Geschiedenis

Historie van Schuttersgilde Sint Martinus Gaanderen

Onder Koning Willem I kwam in 1815 een wet tot stand omtrent de oprichting van Schutterijen. Zij werden in alle steden opgericht tot behoud van de plaatselijke rust. Deze Schutterijen dienen in tijden van oorlog en gevaar ter bescherming tegen de aanvallen van de vijand. Zij werden samengesteld uit de meest geschikte ongehuwde mannen tussen 18 en 40 jaar oud (echter was het ook mogelijk dat hier iets van af geweken werd indien er onvoldoende manschappen waren).

Volgens de overlevering liepen er rond 1870 in Gaanderen al Schutters rond. In 1871 nam pastoor Luijckx van Gaanderen het initiatief tot de oprichting van de “Compagnie St. Martinus”, vernoemd naar de patroonheilige van de kerk/parochie, bestaande uit dertien onverschrokken maar vooral ongehuwde mannen afkomstig uit en woonachtig in Gaanderen.

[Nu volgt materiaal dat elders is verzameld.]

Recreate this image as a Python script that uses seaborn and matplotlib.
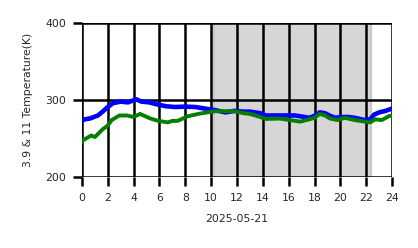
import matplotlib
matplotlib.use("Agg")
import matplotlib.pyplot as plt
import seaborn as sns
import pandas as pd

# data (hours of 2025-05-21, brightness temperature in K)
blue_hours = [0.0, 0.2, 0.6, 1.24, 1.6, 2.0, 2.4, 3.0, 3.56, 4.2, 4.6, 5.2, 5.9, 6.5, 7.2,
              8.0, 8.75, 9.5, 10.3, 11.1, 11.8, 12.5, 13.0, 13.8, 14.2, 15.3, 16.5, 17.6,
              18.0, 18.4, 18.8, 19.2, 19.6, 20.1, 20.6, 21.1, 21.9, 22.3, 22.6, 23.0, 23.5, 24.0]
blue_temp = [273, 275, 276, 280, 285, 291, 296, 298, 297, 301, 298, 297, 294, 292, 291,
             291.5, 291, 289, 287, 284, 286, 285, 285, 283, 280, 280, 280, 277,
             279.5, 284, 283, 279.5, 277, 278, 278, 277, 274, 275, 281, 284, 286, 289]
green_hours = [0.0, 0.1, 0.72, 1.0, 1.24, 1.6, 2.0, 2.3, 2.9, 3.5, 4.0, 4.5, 5.3, 5.9, 6.65,
               7.0, 7.4, 8.2, 9.0, 9.5, 10.3, 11.8, 12.5, 13.0, 13.8, 14.2, 15.3, 16.1, 16.9,
               17.6, 18.0, 18.4, 18.8, 19.2, 19.8, 20.35, 21.1, 21.9, 22.3, 22.7, 23.2, 23.8, 24.0]
green_temp = [246, 248, 254, 252, 256, 262, 267, 274, 280, 280, 278, 282, 276, 273, 271,
              273, 273, 279, 282, 283.5, 285.5, 285.5, 283, 282, 278, 275.5, 276, 274, 272,
              275, 277, 282, 280, 276, 274, 277, 274, 272, 271, 275, 274, 279.5, 280]
shade_span = [10.2, 22.35]
x_ticks = list(range(0, 25, 2))
y_ticks = [200, 300, 400]
x_label = "2025-05-21"
y_label = "3.9 & 11 Temperature(K)"

sns.set_style("white")
plt.rcParams['font.family'] = ['DejaVu Sans']

fig = plt.figure(figsize=(4.18, 2.48), dpi=100)
ax = fig.add_axes([0.196, 0.286, 0.742, 0.621])

ax.axvspan(shade_span[0], shade_span[1], facecolor='#d6d6d6', edgecolor='#c8c8c8', lw=1.5, zorder=0)

df_b = pd.DataFrame({"h": blue_hours, "t": blue_temp})
df_g = pd.DataFrame({"h": green_hours, "t": green_temp})
sns.lineplot(data=df_b, x="h", y="t", color="blue", lw=3.3, ax=ax, zorder=3)
sns.lineplot(data=df_g, x="h", y="t", color="green", lw=2.8, ax=ax, zorder=4)

ax.set_xlim(0, 24)
ax.set_ylim(200, 400)
ax.set_xticks(x_ticks)
ax.set_yticks(y_ticks)
ax.grid(True, color='black', lw=1.8, zorder=2)
ax.set_axisbelow(False)
for s in ax.spines.values():
    s.set_visible(False)
ax.tick_params(axis='both', which='both', direction='out', length=6.5, width=1.8,
               color='black', labelsize=7.8, pad=5, bottom=True, left=True)
ax.set_xlabel(x_label, fontsize=7.8, labelpad=8)
ax.set_ylabel(y_label, fontsize=7.8, labelpad=9)

fig.savefig("out.png", dpi=100)
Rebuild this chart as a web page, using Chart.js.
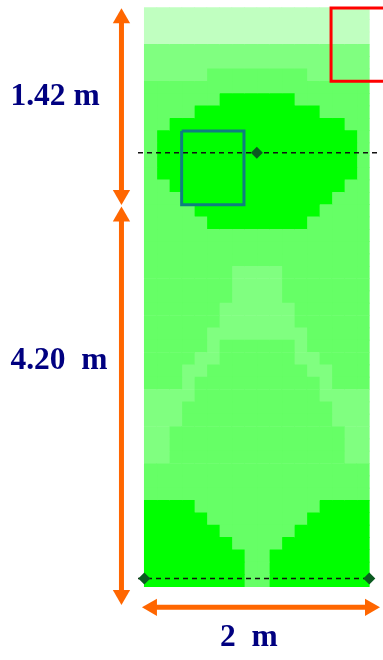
<!DOCTYPE html>
<html>
<head>
<meta charset="utf-8">
<title>Field map</title>
<script src="https://cdn.jsdelivr.net/npm/chart.js@4/dist/chart.umd.min.js"></script>
<style>
    html, body { margin: 0; padding: 0; background: #fff; }
    canvas { display: block; }
</style>
</head>
<body>
<canvas id="chart" width="383" height="660"></canvas>
<script>
// One string per row of the map (top to bottom), one digit per column: band 0-3
const cellRows = [
    '333333333333333333', '333333333333333333', '333333333333333333',
    '222222222222222222', '222222222222222222',
    '222221111111122222',
    '111111111111111111',
    '111111000000111111',
    '111100000000001111',
    '110000000000000011',
    '100000000000000001', '100000000000000001', '100000000000000001', '100000000000000001',
    '110000000000000011',
    '111000000000000111',
    '111100000000001111',
    '111110000000011111',
    '111111111111111111', '111111111111111111', '111111111111111111',
    '111111122221111111', '111111122221111111', '111111122221111111',
    '111111222222111111', '111111222222111111',
    '111112222222211111',
    '111112111111211111',
    '111122111111221111',
    '111221111111122111',
    '111211111111112111',
    '222211111111112222',
    '222111111111111222', '222111111111111222',
    '221111111111111122', '221111111111111122', '221111111111111122',
    '111111111111111111', '111111111111111111', '111111111111111111',
    '000011111111110000',
    '000001111111100000',
    '000000111111000000',
    '000000011110000000',
    '000000001100000000', '000000001100000000', '000000001100000000'
];
const bandColors = ['#00FF00', '#66FF66', '#80FF80', '#C0FFC0'];
// Empty rows under the map, they leave room for the width arrow
const spareRows = ['', '', '', '', ''];

// Overlays, in metres from the top left corner of the map
const dashedTopX = [-0.056, 2.08];
const dashedTopY = [1.41, 1.41];
const dashedBottomX = [-0.056, 2.0];
const dashedBottomY = [5.54, 5.54];
const markerX = [1.0, 0, 2.0];
const markerY = [1.41, 5.54, 5.54];
const tealBoxX = [0.332, 0.886, 0.886, 0.332, 0.332];
const tealBoxY = [1.2, 1.2, 1.915, 1.915, 1.2];
const redBoxX = [2.13, 1.66, 1.66, 2.13];
const redBoxY = [0.007, 0.007, 0.718, 0.718];
const arrowTopX = [-0.203, -0.203];
const arrowTopY = [0.107, 1.82];
const arrowLowerX = [-0.203, -0.203];
const arrowLowerY = [2.03, 5.70];
const arrowWidthX = [0.068, 2.006];
const arrowWidthY = [5.82, 5.82];

const dimensionLabels = ['1.42 m', '4.20  m', '2  m'];
const dimensionX = [-1.19, -1.19, 0.93];
const dimensionY = [0.87, 3.43, 6.117];
const dimensionAlign = ['left', 'left', 'center'];

function toPoints(xs, ys) {
    return xs.map(function(x, i) {
        return { x: x, y: ys[i] };
    });
}

const columnCount = cellRows[0].length;
const rowLabels = cellRows.map(function(row, i) {
    return String(i);
}).concat(spareRows);

// Each column is one stacked series, so the bars build up the grid
const datasets = [];
for (let col = 0; col < columnCount; col++) {
    datasets.push({
        type: 'bar',
        data: cellRows.map(function() { return 1; }),
        backgroundColor: cellRows.map(function(row) { return bandColors[Number(row[col])]; }),
        // not grouped: the metre axes would otherwise halve the bar thickness
        grouped: false,
        barPercentage: 1,
        categoryPercentage: 1,
        borderWidth: 0,
        order: 3
    });
}

function overlay(xs, ys, color, width, extra) {
    return Object.assign({
        type: 'scatter',
        data: toPoints(xs, ys),
        xAxisID: 'xMetres',
        yAxisID: 'yMetres',
        indexAxis: 'x',
        showLine: true,
        borderColor: color,
        backgroundColor: color,
        borderWidth: width,
        pointRadius: 0,
        clip: false,
        order: 1
    }, extra || {});
}

function arrow(xs, ys, rotations) {
    return overlay(xs, ys, '#FF6600', 5, {
        pointStyle: 'triangle',
        pointRadius: 10,
        pointBorderWidth: 0,
        pointRotation: rotations,
        order: 1
    });
}

datasets.push(overlay(dashedTopX, dashedTopY, '#111111', 1.5, { borderDash: [5, 4], order: 2 }));
datasets.push(overlay(dashedBottomX, dashedBottomY, '#111111', 1.5, { borderDash: [5, 4], order: 2 }));
datasets.push(overlay(tealBoxX, tealBoxY, '#0F7F80', 3, { borderJoinStyle: 'miter' }));
datasets.push(overlay(redBoxX, redBoxY, '#FF0000', 3, { borderJoinStyle: 'miter' }));
datasets.push(overlay(markerX, markerY, '#0B5A20', 0, {
    showLine: false,
    pointStyle: 'rectRot',
    pointRadius: 6,
    pointBorderWidth: 0,
    order: 0
}));
datasets.push(arrow(arrowTopX, arrowTopY, [0, 180]));
datasets.push(arrow(arrowLowerX, arrowLowerY, [0, 180]));
datasets.push(arrow(arrowWidthX, arrowWidthY, [270, 90]));

// Dimension captions sit outside the map, placed through the metre scales
const dimensionPlugin = {
    id: 'dimensionLabels',
    afterDraw: function(chart) {
        const ctx = chart.ctx;
        ctx.save();
        ctx.font = 'bold 31.5px "Liberation Serif"';
        ctx.fillStyle = '#000080';
        ctx.textBaseline = 'middle';
        dimensionLabels.forEach(function(label, i) {
            ctx.textAlign = dimensionAlign[i];
            ctx.fillText(
                label,
                chart.scales.xMetres.getPixelForValue(dimensionX[i]),
                chart.scales.yMetres.getPixelForValue(dimensionY[i])
            );
        });
        ctx.restore();
    }
};

new Chart(document.getElementById('chart').getContext('2d'), {
    type: 'bar',
    data: { labels: rowLabels, datasets: datasets },
    plugins: [dimensionPlugin],
    options: {
        indexAxis: 'y',
        responsive: false,
        animation: false,
        // The plot fills the page so the arrows left of the map are not dropped
        layout: { autoPadding: false, padding: { left: 0, right: 0, top: 7.3, bottom: 11.6 } },
        plugins: { legend: { display: false }, tooltip: { enabled: false } },
        scales: {
            x: { type: 'linear', display: false, stacked: true, min: -11.544, max: 19.096 },
            y: { type: 'category', display: false, stacked: true },
            xMetres: { type: 'linear', axis: 'x', display: false, min: -1.2827, max: 2.1218 },
            yMetres: { type: 'linear', axis: 'y', display: false, offset: false, min: 0, max: 6.218, reverse: true }
        }
    }
});
</script>
</body>
</html>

Met het verbeteren van de veiligheid in Europa verdween echter de militaire taak van de Schutters. In 1901 worden dienstdoende en rustende Schutterijen opgeheven en moeten beschikbaar gestelde wapens, munitie en andere uitrustingsstukken worden ingeleverd. Het begrip ‘Schutterij’ kreeg een geheel nieuwe betekenis en de activiteiten richten zich niet langer meer op handhaven van orde en rust, maar op de religieuze en sociale/culturele functie in de Gaanderense gemeenschap. 

Zij waren binnen de gemeenschap betrokken bij diverse activiteiten en feestavonden, die later uitgegroeid zijn tot Schuttersfeesten (Schuttersconcoursen) en kermissen. Het organiseren van de jaarlijke kermis is daarmee een belangrijke taak geworden van het Schuttersgilde Sint Martinus Gaanderen. Ook onderling tussen verschillende Schutterijen waren de Schuttersconcoursen een mooie gelegenheid om eigen vaardigheden te meten met andere Schutterijen.

Niet veel later groeide de groep van dertien schutters uit met tamboers en blazers met een signaalhoorn, waarbij alle schutters ook een gelijk uniform kregen om meer eenheid uit te stralen. In 1952 werd de Schutterij een Schuttersgilde en sloot men zich aan bij de ‘Federatie van Geldersche Schutterijen en Schuttersgilden Sint Hubertus’. Niet veel later werden ook kinderen toegelaten tot het Gilde en werd er in 1956 een jeugdkorps opgericht, bestaande uit 25 jongens. Rond die tijd bestond het Schuttersgilde uit ongeveer 75 geüniformeerde leden, bestaande uit een commandant, schutters, tamboers en vendeliers. Er kwam steeds meer ontwikkeling in het Schuttersgilde, zo bleken de schutters ook bekwaam in hand- en kruisboogschieten en waren er mogelijkheden tot het volgen van muzieklessen voor fluitisten en tamboers. Dit zorgde voor een uitbreiding van het tamboerkorps met komst van meerdere fluiten, een overslag, twee dieptrommels en vier kleine trommels. In de jaren 70 kwam daar de oprichting van de majorettegroep bij.

Door de jaren heen heeft de drumfanfare van Schuttersgilde Sint Martinus zich doorontwikkeld onder leiding van o.a. dirigent(e) Anja Loesink, Hein de Jong en Miranda Thuis, waarmee het muzikale niveau met grote stappen vooruit ging en dit vooral duidelijk werd door de prijzen die tijdens de concoursen behaald werden. In 2000 werd het eigen clubgebouw geopend en werden de mogelijkheden om te oefenen enorm uitgebreid. In 2006 werd een groep van bielemannen gevormd en als laatste sloot in 2015 de groep van marketentsters zich aan ons Schuttersgilde, waarmee het nu beschikt over; bielemannen, majorettes, drumfanfare, hand- en kruisboogschutters, luchtgeweerschutters, marketentsters, officieren en vendeliers.